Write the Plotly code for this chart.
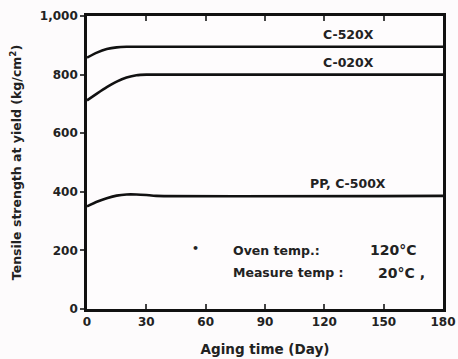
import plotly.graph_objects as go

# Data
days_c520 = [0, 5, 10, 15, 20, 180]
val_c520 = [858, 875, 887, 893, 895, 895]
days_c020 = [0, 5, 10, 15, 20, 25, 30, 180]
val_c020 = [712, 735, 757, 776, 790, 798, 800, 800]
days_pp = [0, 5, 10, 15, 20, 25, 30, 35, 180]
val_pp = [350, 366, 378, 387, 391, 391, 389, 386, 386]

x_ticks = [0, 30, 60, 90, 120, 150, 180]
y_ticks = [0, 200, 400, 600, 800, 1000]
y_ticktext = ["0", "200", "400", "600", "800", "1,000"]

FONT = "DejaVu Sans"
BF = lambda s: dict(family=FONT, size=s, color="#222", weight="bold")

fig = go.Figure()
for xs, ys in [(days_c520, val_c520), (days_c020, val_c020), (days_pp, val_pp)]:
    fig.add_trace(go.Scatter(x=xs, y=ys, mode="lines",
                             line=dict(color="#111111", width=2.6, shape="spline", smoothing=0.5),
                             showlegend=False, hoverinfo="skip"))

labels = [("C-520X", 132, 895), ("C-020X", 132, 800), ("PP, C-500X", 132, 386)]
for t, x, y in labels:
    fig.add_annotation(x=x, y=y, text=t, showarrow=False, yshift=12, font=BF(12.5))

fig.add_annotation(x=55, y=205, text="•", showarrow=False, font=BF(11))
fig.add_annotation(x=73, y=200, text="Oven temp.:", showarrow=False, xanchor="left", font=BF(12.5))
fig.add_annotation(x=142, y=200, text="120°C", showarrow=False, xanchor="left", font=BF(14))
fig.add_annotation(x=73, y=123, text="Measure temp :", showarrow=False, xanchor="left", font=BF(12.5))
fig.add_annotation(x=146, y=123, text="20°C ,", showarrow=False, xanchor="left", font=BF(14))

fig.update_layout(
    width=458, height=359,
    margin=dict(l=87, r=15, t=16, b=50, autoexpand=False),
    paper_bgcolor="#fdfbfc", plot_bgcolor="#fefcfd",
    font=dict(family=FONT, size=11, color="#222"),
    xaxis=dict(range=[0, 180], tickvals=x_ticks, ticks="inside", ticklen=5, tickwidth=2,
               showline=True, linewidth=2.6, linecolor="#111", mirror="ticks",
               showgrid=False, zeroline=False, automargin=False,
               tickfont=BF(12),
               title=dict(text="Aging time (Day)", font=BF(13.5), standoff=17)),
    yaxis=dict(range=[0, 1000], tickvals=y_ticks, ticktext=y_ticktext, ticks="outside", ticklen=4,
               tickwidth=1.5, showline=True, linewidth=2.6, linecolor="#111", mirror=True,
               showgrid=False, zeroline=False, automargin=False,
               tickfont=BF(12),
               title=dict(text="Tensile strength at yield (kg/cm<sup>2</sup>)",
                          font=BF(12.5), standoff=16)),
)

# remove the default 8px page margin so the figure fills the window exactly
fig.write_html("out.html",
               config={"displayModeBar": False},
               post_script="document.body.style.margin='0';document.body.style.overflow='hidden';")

---

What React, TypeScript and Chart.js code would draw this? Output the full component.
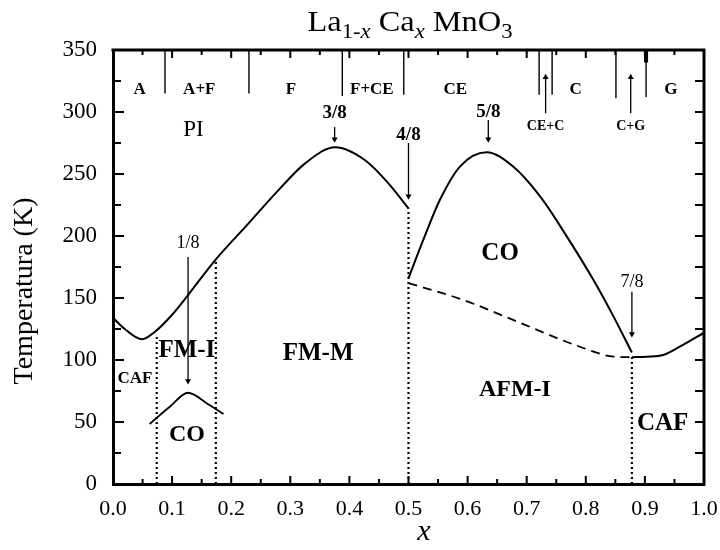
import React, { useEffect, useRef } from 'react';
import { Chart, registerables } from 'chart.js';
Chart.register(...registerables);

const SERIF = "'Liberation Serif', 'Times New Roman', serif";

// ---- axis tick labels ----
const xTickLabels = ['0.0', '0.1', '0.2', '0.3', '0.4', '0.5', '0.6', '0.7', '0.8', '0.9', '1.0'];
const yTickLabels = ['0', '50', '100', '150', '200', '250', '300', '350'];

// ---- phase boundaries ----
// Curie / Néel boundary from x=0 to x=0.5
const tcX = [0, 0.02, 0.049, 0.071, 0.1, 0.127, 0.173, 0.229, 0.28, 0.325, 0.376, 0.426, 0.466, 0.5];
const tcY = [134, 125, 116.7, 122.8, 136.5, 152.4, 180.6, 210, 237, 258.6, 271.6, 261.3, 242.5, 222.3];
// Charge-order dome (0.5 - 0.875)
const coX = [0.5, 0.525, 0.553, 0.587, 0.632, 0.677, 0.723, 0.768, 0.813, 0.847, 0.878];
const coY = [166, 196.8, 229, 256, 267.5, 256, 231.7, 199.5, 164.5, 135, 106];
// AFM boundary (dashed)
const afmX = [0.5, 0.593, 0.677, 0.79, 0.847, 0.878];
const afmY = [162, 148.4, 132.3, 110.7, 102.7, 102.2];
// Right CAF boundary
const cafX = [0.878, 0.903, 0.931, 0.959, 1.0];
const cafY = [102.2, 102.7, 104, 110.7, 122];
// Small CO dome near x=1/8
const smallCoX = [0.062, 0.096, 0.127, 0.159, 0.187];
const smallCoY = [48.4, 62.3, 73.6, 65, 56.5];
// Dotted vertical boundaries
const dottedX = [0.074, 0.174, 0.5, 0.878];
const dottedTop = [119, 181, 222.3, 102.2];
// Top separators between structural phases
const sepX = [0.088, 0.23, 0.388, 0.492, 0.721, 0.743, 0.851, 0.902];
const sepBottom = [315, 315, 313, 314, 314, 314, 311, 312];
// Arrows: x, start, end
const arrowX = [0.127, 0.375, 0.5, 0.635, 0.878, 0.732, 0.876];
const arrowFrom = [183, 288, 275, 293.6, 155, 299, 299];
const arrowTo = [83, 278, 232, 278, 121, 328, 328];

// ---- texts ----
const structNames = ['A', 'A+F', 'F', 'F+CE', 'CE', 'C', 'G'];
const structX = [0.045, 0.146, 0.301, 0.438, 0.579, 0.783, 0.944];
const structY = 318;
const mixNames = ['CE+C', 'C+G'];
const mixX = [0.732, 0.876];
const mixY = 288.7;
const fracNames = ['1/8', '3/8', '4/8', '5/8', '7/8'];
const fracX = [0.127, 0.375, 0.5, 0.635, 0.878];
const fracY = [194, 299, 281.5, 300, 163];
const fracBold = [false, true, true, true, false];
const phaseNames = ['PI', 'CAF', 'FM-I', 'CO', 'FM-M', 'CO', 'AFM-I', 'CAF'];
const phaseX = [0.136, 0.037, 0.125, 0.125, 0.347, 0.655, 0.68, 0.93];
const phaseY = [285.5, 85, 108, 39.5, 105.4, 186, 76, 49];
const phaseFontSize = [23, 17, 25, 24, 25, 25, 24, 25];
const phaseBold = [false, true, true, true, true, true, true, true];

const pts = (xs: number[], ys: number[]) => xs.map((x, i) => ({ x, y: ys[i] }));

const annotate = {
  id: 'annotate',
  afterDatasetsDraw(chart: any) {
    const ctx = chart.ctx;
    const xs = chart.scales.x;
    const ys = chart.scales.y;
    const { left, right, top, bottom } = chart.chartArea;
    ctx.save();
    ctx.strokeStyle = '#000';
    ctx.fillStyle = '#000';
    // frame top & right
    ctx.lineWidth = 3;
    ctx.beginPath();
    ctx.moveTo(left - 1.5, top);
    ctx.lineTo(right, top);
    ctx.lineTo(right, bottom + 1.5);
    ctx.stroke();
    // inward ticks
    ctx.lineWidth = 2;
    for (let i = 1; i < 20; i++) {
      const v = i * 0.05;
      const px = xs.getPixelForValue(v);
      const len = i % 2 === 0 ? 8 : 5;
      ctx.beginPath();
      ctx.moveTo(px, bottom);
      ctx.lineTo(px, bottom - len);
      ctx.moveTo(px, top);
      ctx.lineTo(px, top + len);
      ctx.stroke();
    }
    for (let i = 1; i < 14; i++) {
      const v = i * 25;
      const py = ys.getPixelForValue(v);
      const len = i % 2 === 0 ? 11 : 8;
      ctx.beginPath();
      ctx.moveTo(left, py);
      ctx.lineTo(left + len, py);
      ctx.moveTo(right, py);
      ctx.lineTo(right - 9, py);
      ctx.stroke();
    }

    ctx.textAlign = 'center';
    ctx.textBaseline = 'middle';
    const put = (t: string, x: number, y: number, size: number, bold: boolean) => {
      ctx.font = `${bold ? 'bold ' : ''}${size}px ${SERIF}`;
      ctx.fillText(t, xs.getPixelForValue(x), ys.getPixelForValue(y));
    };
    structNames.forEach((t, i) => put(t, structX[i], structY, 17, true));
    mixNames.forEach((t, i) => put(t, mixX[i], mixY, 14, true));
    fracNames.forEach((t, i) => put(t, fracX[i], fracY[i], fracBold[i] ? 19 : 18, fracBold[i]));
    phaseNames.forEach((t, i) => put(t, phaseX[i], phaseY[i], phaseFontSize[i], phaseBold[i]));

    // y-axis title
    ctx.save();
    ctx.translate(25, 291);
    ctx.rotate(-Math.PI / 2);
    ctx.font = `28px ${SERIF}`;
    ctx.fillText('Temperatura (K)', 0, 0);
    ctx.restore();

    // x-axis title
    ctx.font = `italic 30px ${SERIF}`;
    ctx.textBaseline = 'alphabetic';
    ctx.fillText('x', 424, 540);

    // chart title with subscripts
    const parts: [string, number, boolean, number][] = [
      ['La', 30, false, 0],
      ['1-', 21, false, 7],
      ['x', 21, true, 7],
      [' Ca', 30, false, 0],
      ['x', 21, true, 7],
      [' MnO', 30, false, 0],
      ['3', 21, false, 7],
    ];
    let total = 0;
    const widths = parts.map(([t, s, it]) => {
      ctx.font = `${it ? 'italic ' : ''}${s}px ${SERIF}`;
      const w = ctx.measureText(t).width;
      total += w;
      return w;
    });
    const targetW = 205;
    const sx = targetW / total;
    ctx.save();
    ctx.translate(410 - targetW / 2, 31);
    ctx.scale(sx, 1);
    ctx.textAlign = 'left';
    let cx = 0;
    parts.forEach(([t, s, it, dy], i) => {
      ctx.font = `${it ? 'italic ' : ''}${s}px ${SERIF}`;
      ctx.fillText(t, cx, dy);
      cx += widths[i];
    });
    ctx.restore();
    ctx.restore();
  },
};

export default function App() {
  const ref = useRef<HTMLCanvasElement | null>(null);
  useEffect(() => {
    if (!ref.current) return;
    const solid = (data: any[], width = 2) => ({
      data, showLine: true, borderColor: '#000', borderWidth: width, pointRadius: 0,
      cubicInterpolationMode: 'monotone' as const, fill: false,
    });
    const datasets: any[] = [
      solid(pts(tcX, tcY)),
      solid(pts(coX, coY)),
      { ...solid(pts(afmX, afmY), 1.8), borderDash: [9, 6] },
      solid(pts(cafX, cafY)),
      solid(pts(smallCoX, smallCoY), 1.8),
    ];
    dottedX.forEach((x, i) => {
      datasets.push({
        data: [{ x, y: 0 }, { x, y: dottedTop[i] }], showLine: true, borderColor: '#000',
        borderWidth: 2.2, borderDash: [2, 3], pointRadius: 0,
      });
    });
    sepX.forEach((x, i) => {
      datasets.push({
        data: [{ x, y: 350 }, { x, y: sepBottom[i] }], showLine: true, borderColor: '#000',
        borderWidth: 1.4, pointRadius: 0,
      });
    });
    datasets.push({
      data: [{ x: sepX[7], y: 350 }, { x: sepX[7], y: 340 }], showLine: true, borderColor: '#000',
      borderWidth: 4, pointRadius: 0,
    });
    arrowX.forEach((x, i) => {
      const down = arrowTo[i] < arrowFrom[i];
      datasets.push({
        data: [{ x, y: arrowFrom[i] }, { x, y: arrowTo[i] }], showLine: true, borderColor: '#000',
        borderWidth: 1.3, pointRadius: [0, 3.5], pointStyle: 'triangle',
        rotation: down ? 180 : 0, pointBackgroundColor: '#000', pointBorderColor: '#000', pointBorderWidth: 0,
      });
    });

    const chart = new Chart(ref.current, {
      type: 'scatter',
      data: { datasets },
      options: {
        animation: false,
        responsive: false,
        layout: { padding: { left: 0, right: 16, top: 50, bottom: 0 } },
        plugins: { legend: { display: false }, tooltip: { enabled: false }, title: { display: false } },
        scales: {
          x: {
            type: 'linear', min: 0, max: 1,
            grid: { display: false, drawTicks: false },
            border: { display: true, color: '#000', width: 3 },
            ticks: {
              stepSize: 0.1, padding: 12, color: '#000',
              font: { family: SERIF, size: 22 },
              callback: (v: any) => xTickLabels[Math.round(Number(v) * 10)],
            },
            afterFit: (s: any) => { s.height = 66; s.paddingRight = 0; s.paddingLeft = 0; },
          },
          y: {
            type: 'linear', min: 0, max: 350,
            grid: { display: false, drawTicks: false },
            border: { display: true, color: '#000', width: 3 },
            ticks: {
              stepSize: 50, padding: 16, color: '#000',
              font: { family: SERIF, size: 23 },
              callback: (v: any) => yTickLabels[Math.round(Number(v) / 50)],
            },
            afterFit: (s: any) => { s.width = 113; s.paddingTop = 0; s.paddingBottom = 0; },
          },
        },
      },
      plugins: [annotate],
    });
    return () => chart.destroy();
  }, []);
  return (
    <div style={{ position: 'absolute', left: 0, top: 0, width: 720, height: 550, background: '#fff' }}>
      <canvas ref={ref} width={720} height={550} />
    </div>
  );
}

Goal of the exercise:
Give again, exactly as written above, every line from the one holding "Write the Plotly code for this chart." to the one holding "showarrow=False, yshift=12, font=BF(12.5))", with both ends kept and the pictures left out.

Result of the exercise:
Write the Plotly code for this chart.
import plotly.graph_objects as go

# Data
days_c520 = [0, 5, 10, 15, 20, 180]
val_c520 = [858, 875, 887, 893, 895, 895]
days_c020 = [0, 5, 10, 15, 20, 25, 30, 180]
val_c020 = [712, 735, 757, 776, 790, 798, 800, 800]
days_pp = [0, 5, 10, 15, 20, 25, 30, 35, 180]
val_pp = [350, 366, 378, 387, 391, 391, 389, 386, 386]

x_ticks = [0, 30, 60, 90, 120, 150, 180]
y_ticks = [0, 200, 400, 600, 800, 1000]
y_ticktext = ["0", "200", "400", "600", "800", "1,000"]

FONT = "DejaVu Sans"
BF = lambda s: dict(family=FONT, size=s, color="#222", weight="bold")

fig = go.Figure()
for xs, ys in [(days_c520, val_c520), (days_c020, val_c020), (days_pp, val_pp)]:
    fig.add_trace(go.Scatter(x=xs, y=ys, mode="lines",
                             line=dict(color="#111111", width=2.6, shape="spline", smoothing=0.5),
                             showlegend=False, hoverinfo="skip"))

labels = [("C-520X", 132, 895), ("C-020X", 132, 800), ("PP, C-500X", 132, 386)]
for t, x, y in labels:
    fig.add_annotation(x=x, y=y, text=t, showarrow=False, yshift=12, font=BF(12.5))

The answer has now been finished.